**Source data**
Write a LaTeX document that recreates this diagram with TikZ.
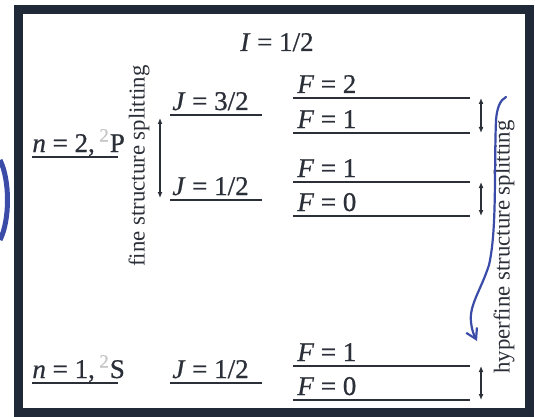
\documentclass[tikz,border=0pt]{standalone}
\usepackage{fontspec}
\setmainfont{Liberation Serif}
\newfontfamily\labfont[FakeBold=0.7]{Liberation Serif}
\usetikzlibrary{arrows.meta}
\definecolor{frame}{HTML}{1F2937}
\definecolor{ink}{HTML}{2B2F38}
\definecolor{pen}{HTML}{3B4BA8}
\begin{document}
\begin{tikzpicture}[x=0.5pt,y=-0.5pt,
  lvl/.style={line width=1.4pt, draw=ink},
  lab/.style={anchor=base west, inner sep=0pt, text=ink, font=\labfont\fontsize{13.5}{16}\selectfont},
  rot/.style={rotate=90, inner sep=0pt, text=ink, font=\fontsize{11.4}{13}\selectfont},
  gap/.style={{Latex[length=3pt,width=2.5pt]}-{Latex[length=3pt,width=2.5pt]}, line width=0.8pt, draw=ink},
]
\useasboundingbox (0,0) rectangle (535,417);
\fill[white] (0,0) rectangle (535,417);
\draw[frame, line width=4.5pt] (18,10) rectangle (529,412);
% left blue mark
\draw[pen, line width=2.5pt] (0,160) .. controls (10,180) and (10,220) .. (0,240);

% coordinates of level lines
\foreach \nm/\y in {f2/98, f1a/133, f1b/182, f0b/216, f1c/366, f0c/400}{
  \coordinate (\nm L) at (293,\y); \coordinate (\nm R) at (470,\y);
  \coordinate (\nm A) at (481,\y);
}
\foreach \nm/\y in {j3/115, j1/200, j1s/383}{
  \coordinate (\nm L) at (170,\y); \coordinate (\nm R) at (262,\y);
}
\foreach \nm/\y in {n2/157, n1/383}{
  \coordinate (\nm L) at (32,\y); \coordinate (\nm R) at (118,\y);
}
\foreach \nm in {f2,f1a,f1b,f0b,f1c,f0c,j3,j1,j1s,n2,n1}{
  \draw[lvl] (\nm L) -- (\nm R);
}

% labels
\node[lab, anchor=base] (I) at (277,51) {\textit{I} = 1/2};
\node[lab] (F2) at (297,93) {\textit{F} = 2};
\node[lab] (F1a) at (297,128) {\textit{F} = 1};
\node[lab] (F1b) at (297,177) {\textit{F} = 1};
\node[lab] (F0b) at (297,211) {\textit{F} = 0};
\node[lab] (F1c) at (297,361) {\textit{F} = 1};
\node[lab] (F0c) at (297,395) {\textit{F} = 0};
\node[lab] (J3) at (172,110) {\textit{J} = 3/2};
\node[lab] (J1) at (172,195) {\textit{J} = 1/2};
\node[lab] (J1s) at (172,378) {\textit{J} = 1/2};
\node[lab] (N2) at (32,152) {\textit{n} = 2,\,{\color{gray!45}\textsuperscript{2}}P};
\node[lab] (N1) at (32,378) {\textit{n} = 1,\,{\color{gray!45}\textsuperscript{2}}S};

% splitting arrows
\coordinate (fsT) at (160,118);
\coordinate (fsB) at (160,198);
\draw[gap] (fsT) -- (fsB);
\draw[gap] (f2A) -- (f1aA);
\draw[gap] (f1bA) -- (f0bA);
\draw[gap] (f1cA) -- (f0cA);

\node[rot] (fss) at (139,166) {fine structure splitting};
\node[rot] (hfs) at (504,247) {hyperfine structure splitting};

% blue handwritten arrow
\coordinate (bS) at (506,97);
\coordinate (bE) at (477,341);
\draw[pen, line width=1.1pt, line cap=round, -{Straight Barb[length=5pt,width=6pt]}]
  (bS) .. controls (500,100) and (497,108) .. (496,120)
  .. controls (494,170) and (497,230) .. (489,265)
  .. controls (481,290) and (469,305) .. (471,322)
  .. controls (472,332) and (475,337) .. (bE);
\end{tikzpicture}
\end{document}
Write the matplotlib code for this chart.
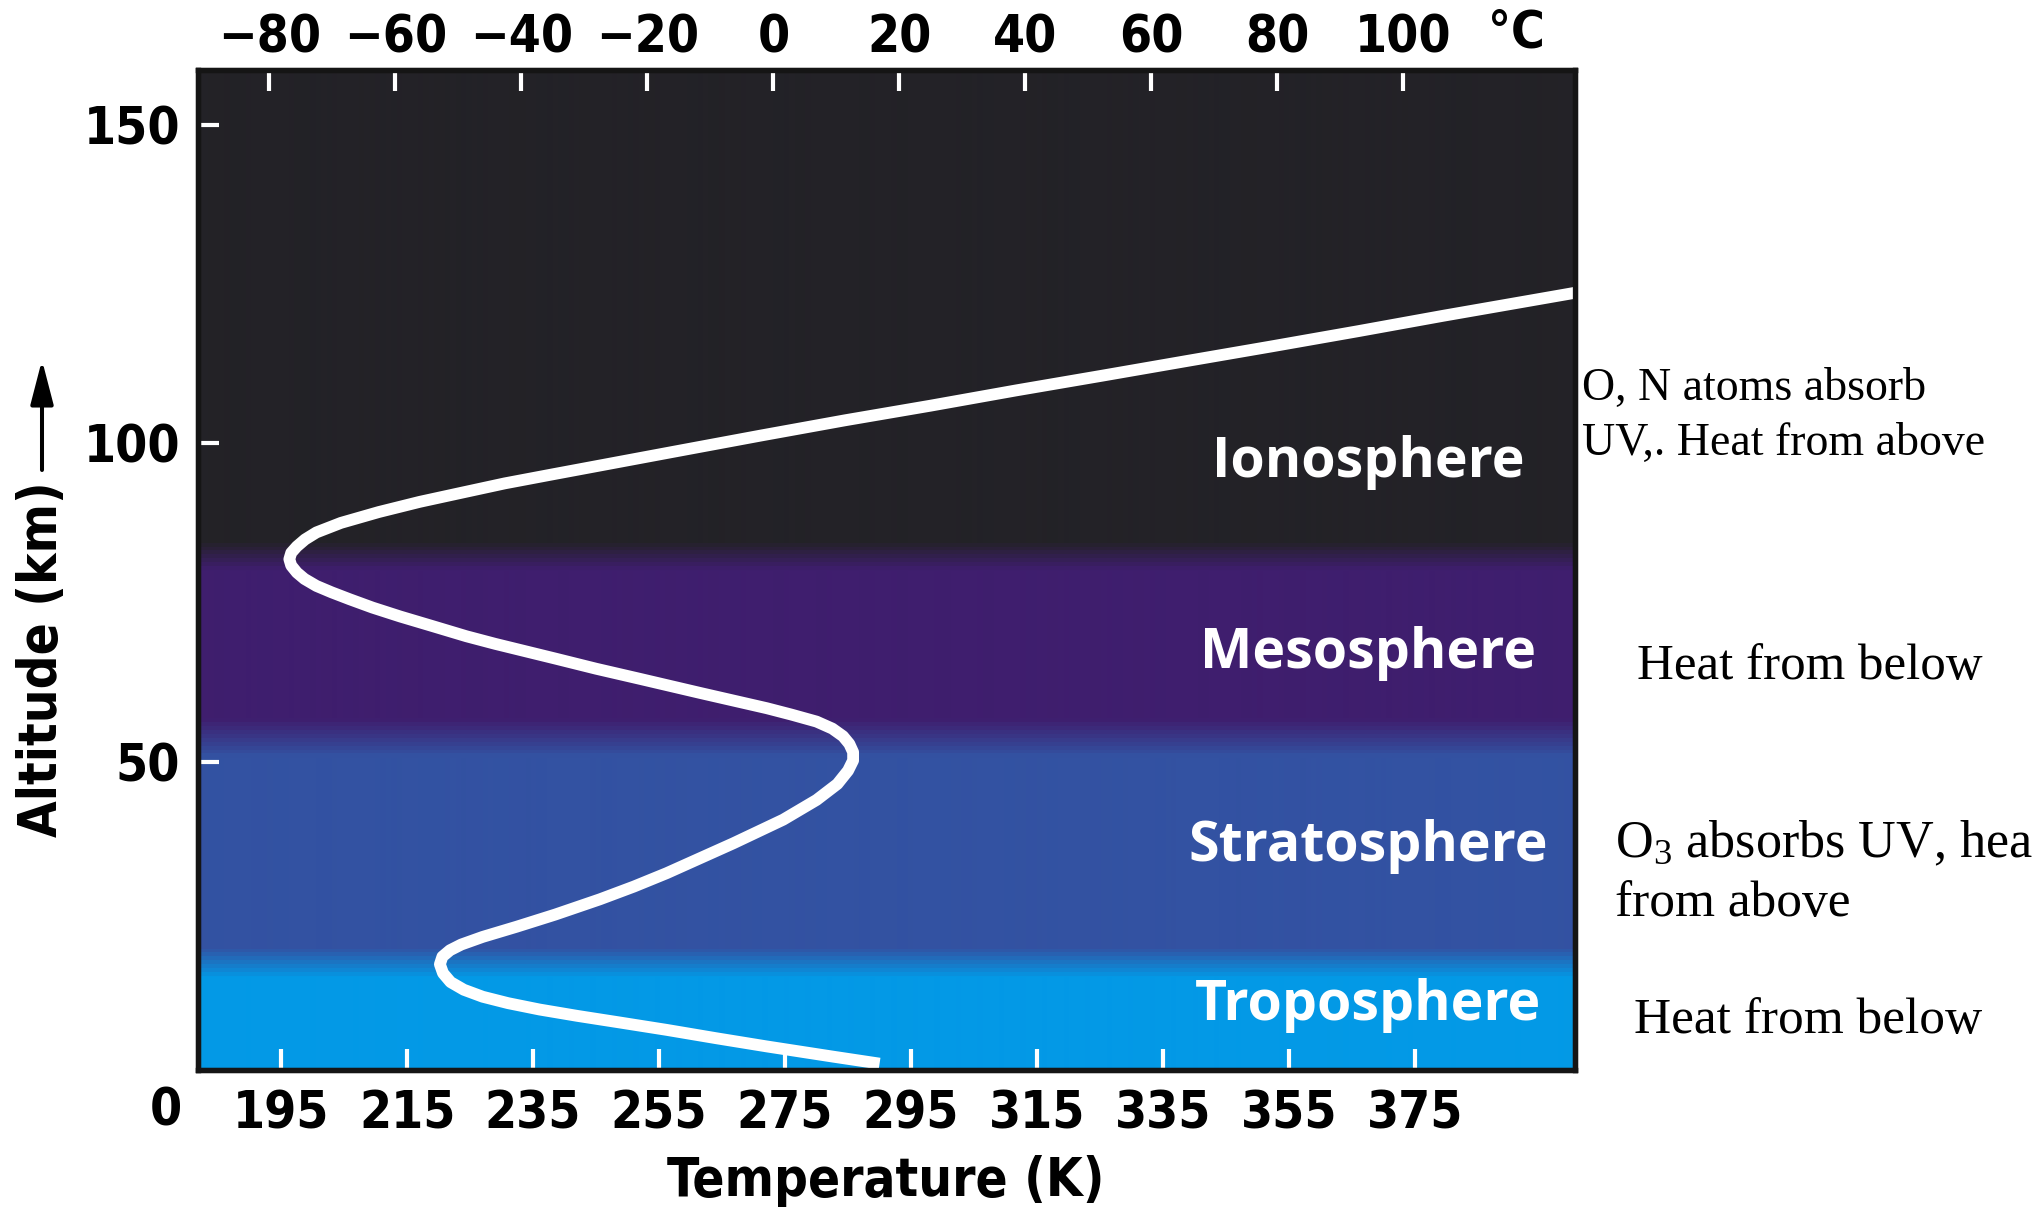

**Goal**
Restate each line of the records exactly; pictures do not belong in the copy.

**Problem solution**
Write a LaTeX document that recreates this diagram with TikZ.
\documentclass[tikz,border=0pt]{standalone}
\usepackage{fontspec}
\setmainfont{Liberation Serif}
\newfontfamily\labfont[FakeBold=0.7]{Liberation Serif}
\usetikzlibrary{arrows.meta}
\definecolor{frame}{HTML}{1F2937}
\definecolor{ink}{HTML}{2B2F38}
\definecolor{pen}{HTML}{3B4BA8}
\begin{document}
\begin{tikzpicture}[x=0.5pt,y=-0.5pt,
  lvl/.style={line width=1.4pt, draw=ink},
  lab/.style={anchor=base west, inner sep=0pt, text=ink, font=\labfont\fontsize{13.5}{16}\selectfont},
  rot/.style={rotate=90, inner sep=0pt, text=ink, font=\fontsize{11.4}{13}\selectfont},
  gap/.style={{Latex[length=3pt,width=2.5pt]}-{Latex[length=3pt,width=2.5pt]}, line width=0.8pt, draw=ink},
]
\useasboundingbox (0,0) rectangle (535,417);
\fill[white] (0,0) rectangle (535,417);
\draw[frame, line width=4.5pt] (18,10) rectangle (529,412);
% left blue mark
\draw[pen, line width=2.5pt] (0,160) .. controls (10,180) and (10,220) .. (0,240);

% coordinates of level lines
\foreach \nm/\y in {f2/98, f1a/133, f1b/182, f0b/216, f1c/366, f0c/400}{
  \coordinate (\nm L) at (293,\y); \coordinate (\nm R) at (470,\y);
  \coordinate (\nm A) at (481,\y);
}
\foreach \nm/\y in {j3/115, j1/200, j1s/383}{
  \coordinate (\nm L) at (170,\y); \coordinate (\nm R) at (262,\y);
}
\foreach \nm/\y in {n2/157, n1/383}{
  \coordinate (\nm L) at (32,\y); \coordinate (\nm R) at (118,\y);
}
\foreach \nm in {f2,f1a,f1b,f0b,f1c,f0c,j3,j1,j1s,n2,n1}{
  \draw[lvl] (\nm L) -- (\nm R);
}

% labels
\node[lab, anchor=base] (I) at (277,51) {\textit{I} = 1/2};
\node[lab] (F2) at (297,93) {\textit{F} = 2};
\node[lab] (F1a) at (297,128) {\textit{F} = 1};
\node[lab] (F1b) at (297,177) {\textit{F} = 1};
\node[lab] (F0b) at (297,211) {\textit{F} = 0};
\node[lab] (F1c) at (297,361) {\textit{F} = 1};
\node[lab] (F0c) at (297,395) {\textit{F} = 0};
\node[lab] (J3) at (172,110) {\textit{J} = 3/2};
\node[lab] (J1) at (172,195) {\textit{J} = 1/2};
\node[lab] (J1s) at (172,378) {\textit{J} = 1/2};
\node[lab] (N2) at (32,152) {\textit{n} = 2,\,{\color{gray!45}\textsuperscript{2}}P};
\node[lab] (N1) at (32,378) {\textit{n} = 1,\,{\color{gray!45}\textsuperscript{2}}S};

% splitting arrows
\coordinate (fsT) at (160,118);
\coordinate (fsB) at (160,198);
\draw[gap] (fsT) -- (fsB);
\draw[gap] (f2A) -- (f1aA);
\draw[gap] (f1bA) -- (f0bA);
\draw[gap] (f1cA) -- (f0cA);

\node[rot] (fss) at (139,166) {fine structure splitting};
\node[rot] (hfs) at (504,247) {hyperfine structure splitting};

% blue handwritten arrow
\coordinate (bS) at (506,97);
\coordinate (bE) at (477,341);
\draw[pen, line width=1.1pt, line cap=round, -{Straight Barb[length=5pt,width=6pt]}]
  (bS) .. controls (500,100) and (497,108) .. (496,120)
  .. controls (494,170) and (497,230) .. (489,265)
  .. controls (481,290) and (469,305) .. (471,322)
  .. controls (472,332) and (475,337) .. (bE);
\end{tikzpicture}
\end{document}
Write the matplotlib code for this chart.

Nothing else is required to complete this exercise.